Minton's modern cement tile designs and dust-pressing tools allowed the tile industry to use mechanical tools for manufacturing and offered a more efficient and inexpensive method of making custom cement tile. Minton's patterned tiles were imported to the United States for use in many public buildings, churches and homes, and they enjoyed renewed popularity in Europe as well. Minton, Hollins and Company traveled throughout the world to trade shows and exhibitions, including the Smithsonian Institution in Washington, D.C. As a result of these exhibitions, Minton, Hollins and Company won an important, high-profile contract to install their colorful tiles in the United States Capitol building. 

1860s: Colorful Encaustic Tile Influenced Residential Design

Due to their popularity and the recommendation by Downing, imported encaustic tiles became popular in the 1850s and 1860s. The colors that were used in their production were changed as well, due to manufacturing improvements. Encaustic tiles can typically be dated based on color; red and white tiles are the oldest. Brown, blue and yellow were next, followed by earthier tones of soft browns and reds. By the 1860s, up to six different colors were being used in each pattern of encaustic tile. These colors were echoed in home interior design.

1870 to 1876: The United States Begins Production of Tile

The production of decorative tiles in America began about 1870. In 1876, the Philadelphia Centennial Exposition included exhibits of both imported and American decorative floor tile. The availability of American-made tile brought the cost of custom cement tile as a residential building material into a more affordable range. 

1876 to 1890: United States Tile Factories

Many of the new tile companies in the United States had the word "encaustic" in their names. The Pittsburgh Encaustic Tile Company began making residential and commercial encaustic floor tiles in 1876. More than 20 American tile companies were founded through the rest of the century. The American Encaustic Tiling Company in Zanesville, Ohio was founded in 1875, and by 1890 it was known as the largest tile company in the world. Many other encaustic and ceramic tile companies flocked to Zanesville, and this small town was considered the capital of tile making and pottery for many years. As a result, the population of the town nearly tripled in size over the next 30 years.

1890 to 1905: Changes at the Turn of the Century

Most of the decorative, patterned tile made in the United States prior to 1890 was encaustic tile, but the many tile-making factories meant that new types of tile were quickly developed and added to the commercial market. Additionally, the strong presence of tile manufacturing in the United States resulted in a near absence of English imports by 1890. The tile industry remained strong during the turn of the century and the Victorian era of architecture. However, after the turn of the century, custom encaustic tile began to lose its popularity; it was replaced by ornate glazed ceramic tile and mosaic tile. Additionally, new products such as lightweight linoleum came on the market, offering a wide range of colors and durability.

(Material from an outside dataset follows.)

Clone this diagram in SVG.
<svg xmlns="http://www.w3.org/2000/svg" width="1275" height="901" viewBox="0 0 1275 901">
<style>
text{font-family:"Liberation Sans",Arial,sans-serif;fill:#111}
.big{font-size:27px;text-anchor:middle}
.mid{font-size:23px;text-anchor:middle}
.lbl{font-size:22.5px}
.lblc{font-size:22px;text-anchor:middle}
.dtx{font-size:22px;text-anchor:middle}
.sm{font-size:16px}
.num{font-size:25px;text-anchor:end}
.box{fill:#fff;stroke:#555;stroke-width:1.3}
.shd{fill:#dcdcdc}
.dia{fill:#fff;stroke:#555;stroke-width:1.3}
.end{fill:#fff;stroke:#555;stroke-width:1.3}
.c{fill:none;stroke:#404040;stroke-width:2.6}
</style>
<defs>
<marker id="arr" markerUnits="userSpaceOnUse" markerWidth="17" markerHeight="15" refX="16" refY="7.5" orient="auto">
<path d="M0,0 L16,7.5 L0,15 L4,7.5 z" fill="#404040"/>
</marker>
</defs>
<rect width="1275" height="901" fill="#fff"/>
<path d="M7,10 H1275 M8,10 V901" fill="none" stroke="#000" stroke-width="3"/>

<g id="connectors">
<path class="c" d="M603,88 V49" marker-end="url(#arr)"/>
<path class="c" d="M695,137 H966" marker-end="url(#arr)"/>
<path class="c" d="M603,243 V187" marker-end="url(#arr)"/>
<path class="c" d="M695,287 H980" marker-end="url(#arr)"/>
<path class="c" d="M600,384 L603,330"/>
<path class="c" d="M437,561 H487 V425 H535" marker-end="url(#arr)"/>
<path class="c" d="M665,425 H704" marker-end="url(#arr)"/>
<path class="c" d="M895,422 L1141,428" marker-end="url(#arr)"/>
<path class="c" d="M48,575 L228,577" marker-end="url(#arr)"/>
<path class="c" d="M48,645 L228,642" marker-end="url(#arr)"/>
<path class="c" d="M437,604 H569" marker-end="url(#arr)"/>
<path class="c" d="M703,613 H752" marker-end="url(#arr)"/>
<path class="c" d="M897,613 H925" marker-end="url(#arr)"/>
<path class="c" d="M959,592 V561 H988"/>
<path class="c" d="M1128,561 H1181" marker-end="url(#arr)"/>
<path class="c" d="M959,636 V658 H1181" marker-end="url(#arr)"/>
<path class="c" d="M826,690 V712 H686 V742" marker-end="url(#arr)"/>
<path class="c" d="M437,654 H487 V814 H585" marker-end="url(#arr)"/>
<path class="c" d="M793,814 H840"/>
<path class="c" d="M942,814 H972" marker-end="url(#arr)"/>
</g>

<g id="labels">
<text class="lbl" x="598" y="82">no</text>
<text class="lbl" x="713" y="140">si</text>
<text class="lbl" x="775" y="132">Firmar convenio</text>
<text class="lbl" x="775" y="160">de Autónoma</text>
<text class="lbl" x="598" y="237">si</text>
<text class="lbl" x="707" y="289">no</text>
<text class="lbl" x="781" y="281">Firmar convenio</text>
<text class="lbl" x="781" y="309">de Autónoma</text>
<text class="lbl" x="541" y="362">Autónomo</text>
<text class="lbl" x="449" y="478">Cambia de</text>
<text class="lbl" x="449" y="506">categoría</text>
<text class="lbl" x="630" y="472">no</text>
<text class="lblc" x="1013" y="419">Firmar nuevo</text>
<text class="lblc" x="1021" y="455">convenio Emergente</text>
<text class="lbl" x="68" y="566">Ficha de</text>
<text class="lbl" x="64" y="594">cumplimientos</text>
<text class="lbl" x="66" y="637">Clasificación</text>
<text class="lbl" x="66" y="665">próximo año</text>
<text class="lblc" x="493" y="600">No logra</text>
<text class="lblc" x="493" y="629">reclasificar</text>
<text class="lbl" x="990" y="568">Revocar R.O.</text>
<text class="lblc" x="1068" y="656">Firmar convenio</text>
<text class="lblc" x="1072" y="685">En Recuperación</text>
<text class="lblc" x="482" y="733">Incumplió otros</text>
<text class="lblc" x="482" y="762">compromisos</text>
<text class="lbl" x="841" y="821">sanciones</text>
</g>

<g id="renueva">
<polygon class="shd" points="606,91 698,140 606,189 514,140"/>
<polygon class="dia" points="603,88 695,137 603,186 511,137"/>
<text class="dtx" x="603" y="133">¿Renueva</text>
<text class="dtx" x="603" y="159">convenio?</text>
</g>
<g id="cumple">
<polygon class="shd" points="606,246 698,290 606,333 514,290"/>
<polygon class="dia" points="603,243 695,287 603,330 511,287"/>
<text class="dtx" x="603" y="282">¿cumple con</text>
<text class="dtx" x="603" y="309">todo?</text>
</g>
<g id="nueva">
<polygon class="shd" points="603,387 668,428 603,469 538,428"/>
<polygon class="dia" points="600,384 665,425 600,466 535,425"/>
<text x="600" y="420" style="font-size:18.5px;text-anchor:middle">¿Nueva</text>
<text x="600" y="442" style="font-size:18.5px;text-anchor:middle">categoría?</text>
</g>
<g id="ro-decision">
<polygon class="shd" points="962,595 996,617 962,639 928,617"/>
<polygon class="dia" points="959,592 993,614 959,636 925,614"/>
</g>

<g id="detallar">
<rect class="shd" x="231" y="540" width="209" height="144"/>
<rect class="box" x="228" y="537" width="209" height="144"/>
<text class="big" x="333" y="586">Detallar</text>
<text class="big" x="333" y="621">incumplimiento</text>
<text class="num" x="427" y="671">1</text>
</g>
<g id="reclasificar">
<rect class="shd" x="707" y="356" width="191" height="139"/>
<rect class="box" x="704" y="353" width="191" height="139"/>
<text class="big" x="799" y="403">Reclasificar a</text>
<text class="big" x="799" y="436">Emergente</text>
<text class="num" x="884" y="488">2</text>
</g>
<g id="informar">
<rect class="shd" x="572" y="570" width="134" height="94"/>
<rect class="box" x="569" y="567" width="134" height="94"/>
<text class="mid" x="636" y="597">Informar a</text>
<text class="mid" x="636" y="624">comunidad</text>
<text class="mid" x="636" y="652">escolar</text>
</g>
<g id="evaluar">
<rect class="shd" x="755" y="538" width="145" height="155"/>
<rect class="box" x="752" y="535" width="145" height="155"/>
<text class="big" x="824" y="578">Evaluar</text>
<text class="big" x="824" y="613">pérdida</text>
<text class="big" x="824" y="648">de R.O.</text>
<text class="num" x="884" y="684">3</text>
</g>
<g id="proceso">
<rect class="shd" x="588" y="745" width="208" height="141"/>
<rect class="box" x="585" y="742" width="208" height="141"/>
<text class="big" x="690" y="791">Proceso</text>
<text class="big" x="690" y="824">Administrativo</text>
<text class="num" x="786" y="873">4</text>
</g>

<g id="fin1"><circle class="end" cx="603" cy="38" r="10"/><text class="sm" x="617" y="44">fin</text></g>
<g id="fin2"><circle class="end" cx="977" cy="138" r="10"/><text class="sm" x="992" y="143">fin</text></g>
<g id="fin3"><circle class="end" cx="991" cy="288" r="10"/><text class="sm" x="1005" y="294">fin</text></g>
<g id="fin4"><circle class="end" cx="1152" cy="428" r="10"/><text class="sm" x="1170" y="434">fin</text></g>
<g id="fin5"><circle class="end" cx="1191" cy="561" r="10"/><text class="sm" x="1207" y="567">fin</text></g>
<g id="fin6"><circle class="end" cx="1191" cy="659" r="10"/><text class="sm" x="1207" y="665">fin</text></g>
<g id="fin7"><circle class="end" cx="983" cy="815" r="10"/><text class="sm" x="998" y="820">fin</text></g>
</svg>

1905 to 1930: American Craftsman Mosaic Tile Flooring

Mosiac tiles for flooring may have been the primary reason for the decline in popularity of encaustic tile. Mosaic tiles were produced in sheets that made the installation of these tiny tiles easier, and they gave the tile setter a great deal of flexibility with pattern design and installation in small spaces. Beginning around 1905, mosaic tile floors were common in many American Craftsman homes, with hexagon, pennyround and square tiles creating geometric designs.

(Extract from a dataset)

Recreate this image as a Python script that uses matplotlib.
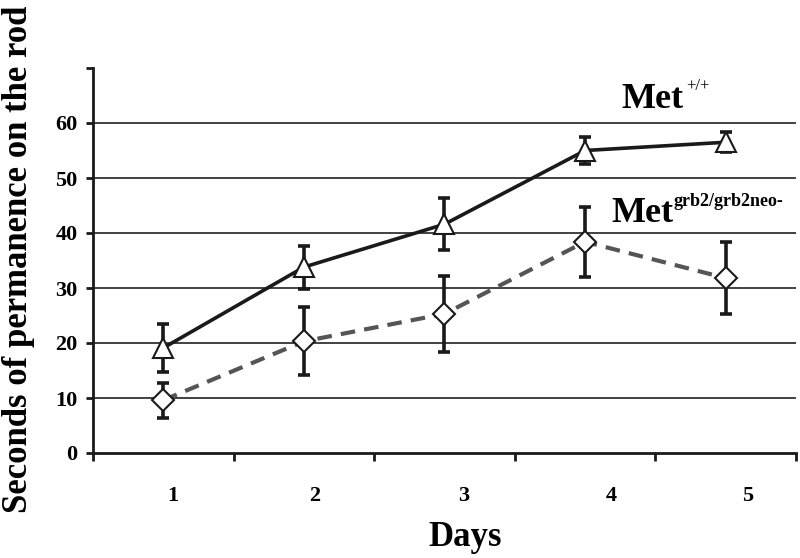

1929 to 1939: The Great Depression

The decorative tile industry came largely to an end in the 1930s due to the Great Depression. Production of flooring during this time became simplified and utilitarian, with lower-cost linoleum, cork, rubber and hardwood floors creating the new standards for flooring design. 

1980 to present: Modern Popularity

The undeniable beauty and durability of decorative tile makes it popular once again, and encaustic tile brings back the traditional patterns found in the United States tile industry's history, along with new patterns that appeal to contemporary tastes.